EINE REISE DURCH FORM UND MATERIAL

Der Entwurfsprozess von Marcin ist eine achtsame Reise – von den ersten Gesprächen über die skulpturalen Skizzen bis hin zur Auswahl von Materialien und Details, die durch Licht und Berührung zum Leben erwachen. Er liebt es, mit Materialien zu experimentieren und zu entdecken, wie ihre Kombinationen die Atmosphäre eines Raumes verändern können. Er sucht nach Strukturen, die das sinnliche Erleben vertiefen – wie die diamantgeschliffenen Oberflächen der Armaturen aus der Kollektion CONTOUR. In Zusammenarbeit mit lokalen Handwerkern und Künstlern überträgt er deren Sensibilität und handwerkliches Können auf seine eigenen Projekte. So wird jedes Interieur zu einem Experiment, einem Dialog und einem Werk – einzigartig in Form und Funktion.

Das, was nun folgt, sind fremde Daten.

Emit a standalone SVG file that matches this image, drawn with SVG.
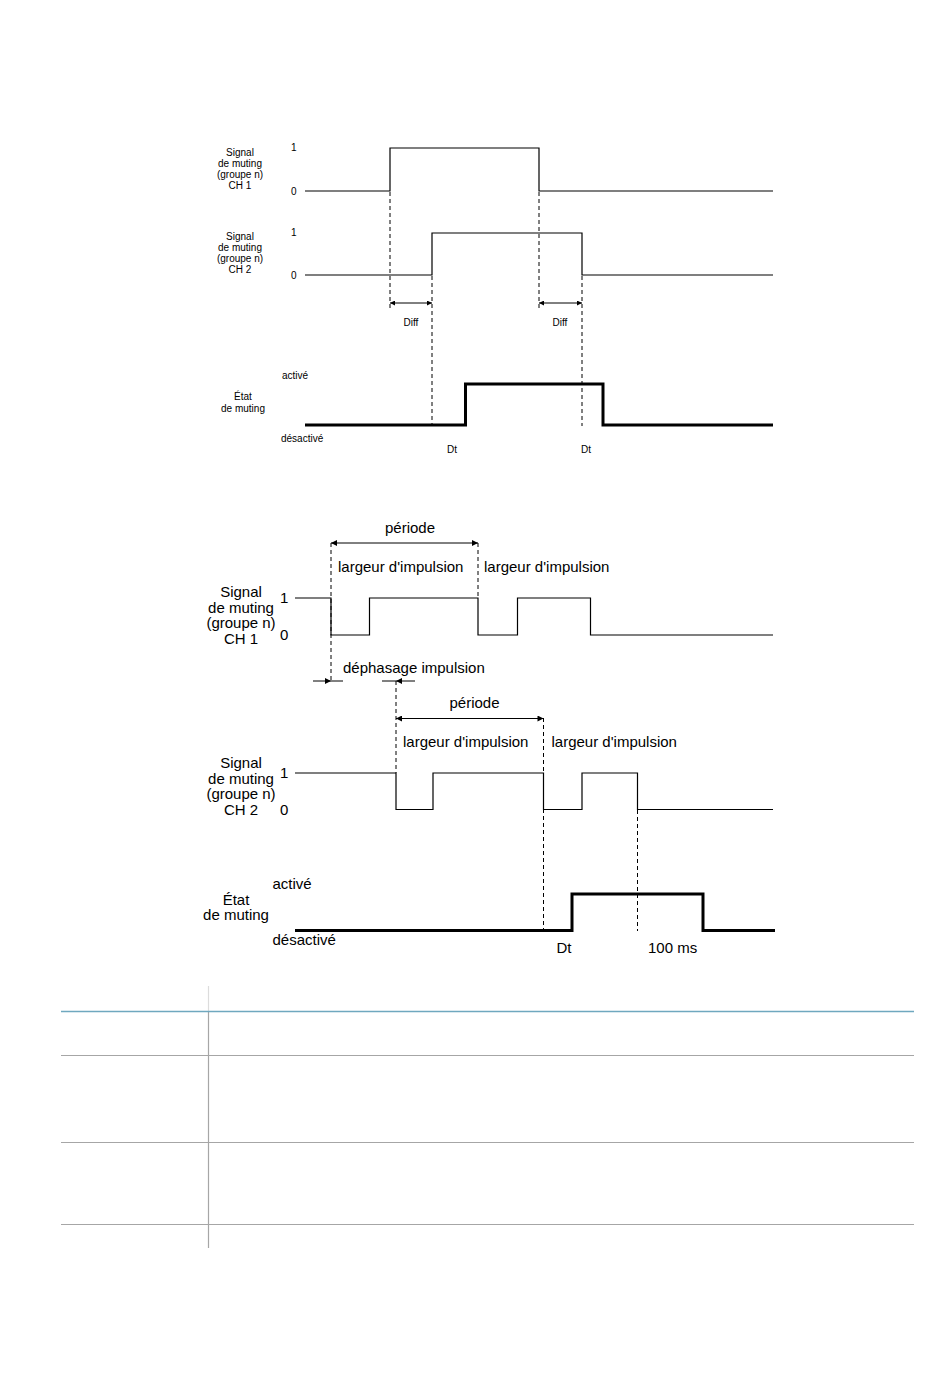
<svg xmlns="http://www.w3.org/2000/svg" width="950" height="1378" viewBox="0 0 950 1378">
<style>
.t{font-family:"Liberation Sans",Arial,sans-serif;fill:#000}
.s{font-size:10px}
.b{font-size:15px}
.m{text-anchor:middle}
.w{fill:none;stroke:#000;stroke-width:1.2}
.th{fill:none;stroke:#000;stroke-width:3}
.d{fill:none;stroke:#000;stroke-width:1;stroke-dasharray:4 3}
.a{fill:none;stroke:#000;stroke-width:1}
.g{stroke:#a6a6a6;stroke-width:1.2;fill:none}
</style>
<defs>
<marker id="as" viewBox="0 0 10 10" refX="10" refY="5" markerWidth="7" markerHeight="5" orient="auto-start-reverse" markerUnits="userSpaceOnUse"><path d="M0,0 L10,5 L0,10 z" fill="#000"/></marker>
<marker id="ab" viewBox="0 0 10 10" refX="10" refY="5" markerWidth="9" markerHeight="6" orient="auto-start-reverse" markerUnits="userSpaceOnUse"><path d="M0,0 L10,5 L0,10 z" fill="#000"/></marker>
</defs>
<rect width="950" height="1378" fill="#fff"/>

<!-- Top diagram -->
<g id="top-ch1">
<text class="t s m" x="240" y="156">Signal</text>
<text class="t s m" x="240" y="167">de muting</text>
<text class="t s m" x="240" y="178">(groupe n)</text>
<text class="t s m" x="240" y="189">CH 1</text>
<text class="t s" x="291" y="151">1</text>
<text class="t s" x="291" y="195">0</text>
<path class="w" d="M305,191 H390 V148 H539 V191 H773"/>
</g>
<g id="top-ch2">
<text class="t s m" x="240" y="240">Signal</text>
<text class="t s m" x="240" y="251">de muting</text>
<text class="t s m" x="240" y="262">(groupe n)</text>
<text class="t s m" x="240" y="273">CH 2</text>
<text class="t s" x="291" y="236">1</text>
<text class="t s" x="291" y="279">0</text>
<path class="w" d="M305,275 H432 V233 H582 V275 H773"/>
</g>
<g id="top-state">
<text class="t s" x="282" y="379">activé</text>
<text class="t s m" x="243" y="400">État</text>
<text class="t s m" x="243" y="412">de muting</text>
<text class="t s" x="281" y="442">désactivé</text>
<path class="th" d="M305,425 H465.5 V384 H603 V425 H773"/>
</g>
<g id="top-connectors">
<path class="d" d="M390,192 V308"/>
<path class="d" d="M432,276 V426"/>
<path class="d" d="M539,192 V308"/>
<path class="d" d="M582,276 V426"/>
<path class="a" d="M390,303 H432" marker-start="url(#as)" marker-end="url(#as)"/>
<path class="a" d="M539,303 H582" marker-start="url(#as)" marker-end="url(#as)"/>
<text class="t s m" x="411" y="326">Diff</text>
<text class="t s m" x="560" y="326">Diff</text>
<text class="t s" x="447" y="453">Dt</text>
<text class="t s" x="581" y="453">Dt</text>
</g>

<!-- Bottom diagram -->
<g id="bot-ch1">
<text class="t b m" x="241" y="597">Signal</text>
<text class="t b m" x="241" y="612.5">de muting</text>
<text class="t b m" x="241" y="628">(groupe n)</text>
<text class="t b m" x="241" y="643.5">CH 1</text>
<text class="t b" x="280" y="603">1</text>
<text class="t b" x="280" y="640">0</text>
<path class="w" d="M295,598 H331 V635 H369.5 V598 H478 V635 H517.5 V598 H590.5 V635 H773"/>
</g>
<g id="bot-ch2">
<text class="t b m" x="241" y="768">Signal</text>
<text class="t b m" x="241" y="783.5">de muting</text>
<text class="t b m" x="241" y="799">(groupe n)</text>
<text class="t b m" x="241" y="814.5">CH 2</text>
<text class="t b" x="280" y="778">1</text>
<text class="t b" x="280" y="815">0</text>
<path class="w" d="M295,773 H396 V809.5 H433 V773 H543.5 V809.5 H582 V773 H637.5 V809.5 H773"/>
</g>
<g id="bot-state">
<text class="t b" x="272.5" y="889">activé</text>
<text class="t b m" x="236" y="905">État</text>
<text class="t b m" x="236" y="920">de muting</text>
<text class="t b" x="272.5" y="945">désactivé</text>
<path class="th" d="M295,930.5 H572 V894 H703 V930.5 H775"/>
</g>
<g id="bot-connectors">
<path class="d" d="M331,543 V682"/>
<path class="d" d="M478,543 V598"/>
<path class="d" d="M396,681 V773"/>
<path class="d" d="M543.5,718 V931"/>
<path class="d" d="M637.5,810 V931"/>
<path class="a" d="M331,543 H478" marker-start="url(#ab)" marker-end="url(#ab)"/>
<path class="a" d="M396,718.5 H543.5" marker-start="url(#ab)" marker-end="url(#ab)"/>
<path class="a" d="M313,681 H331" marker-end="url(#ab)"/>
<path class="a" d="M331,681 H343"/>
<path class="a" d="M415,681 H396" marker-end="url(#ab)"/>
<path class="a" d="M396,681 H382"/>
<text class="t b m" x="410" y="533">période</text>
<text class="t b" x="338" y="572">largeur d'impulsion</text>
<text class="t b" x="484" y="572">largeur d'impulsion</text>
<text class="t b" x="343" y="673">déphasage impulsion</text>
<text class="t b m" x="474.5" y="708">période</text>
<text class="t b" x="403" y="747">largeur d'impulsion</text>
<text class="t b" x="551.5" y="747">largeur d'impulsion</text>
<text class="t b" x="556.5" y="953">Dt</text>
<text class="t b" x="648" y="953">100 ms</text>
</g>

<!-- Table -->
<g id="table">
<path d="M208.5,986 V1011" stroke="#dcdcdc" stroke-width="1.2"/>
<path class="g" d="M208.5,1011 V1248"/>
<path d="M61,1011.5 H914" stroke="#6fa8bf" stroke-width="1.3"/>
<path class="g" d="M61,1055.5 H914"/>
<path class="g" d="M61,1142.5 H914"/>
<path class="g" d="M61,1224.5 H914"/>
</g>
</svg>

Wenn ich ein Interieur gestalte, denke ich nicht in Kategorien wie Wand, Boden oder Decke – ich denke in Formen. Das Volumen, das ich entwerfe, wird später oft selbst zu einem Möbelstück. Ich mag es, wenn sich die Funktion aus der Form ergibt – und nicht umgekehrt.

Im Herbst eröffnet im Warschauer Stadtteil Powiśle ein OMNIRES-Showroom, der nicht nur das Portfolio der Marke präsentiert, sondern auch originelle Materialkompositionen charismatischer polnischer Innenarchitekten – darunter Marcin Czopek vom Studio Mistovia. Sein Materialboard spiegelt die Suche nach Bedeutung und Emotion wider, die in Texturen und Farben verwoben sind, und offenbart die Sensibilität sowie den unverwechselbaren ästhetischen Ausdruck des Designers. Als Einladung zur Reflexion konzipiert, wird es zu einer Quelle der Inspiration – einer Komposition aus Emotionen und Erzählungen, die zur persönlichen Interpretation anregt. Die sorgfältig ausgewählten Materialien eröffnen Raum für Kreativität und Entdeckung und vermitteln einen Einblick in den schöpferischen Prozess – eine Erzählung, die inspiriert und zur individuellen Gestaltung ermutigt.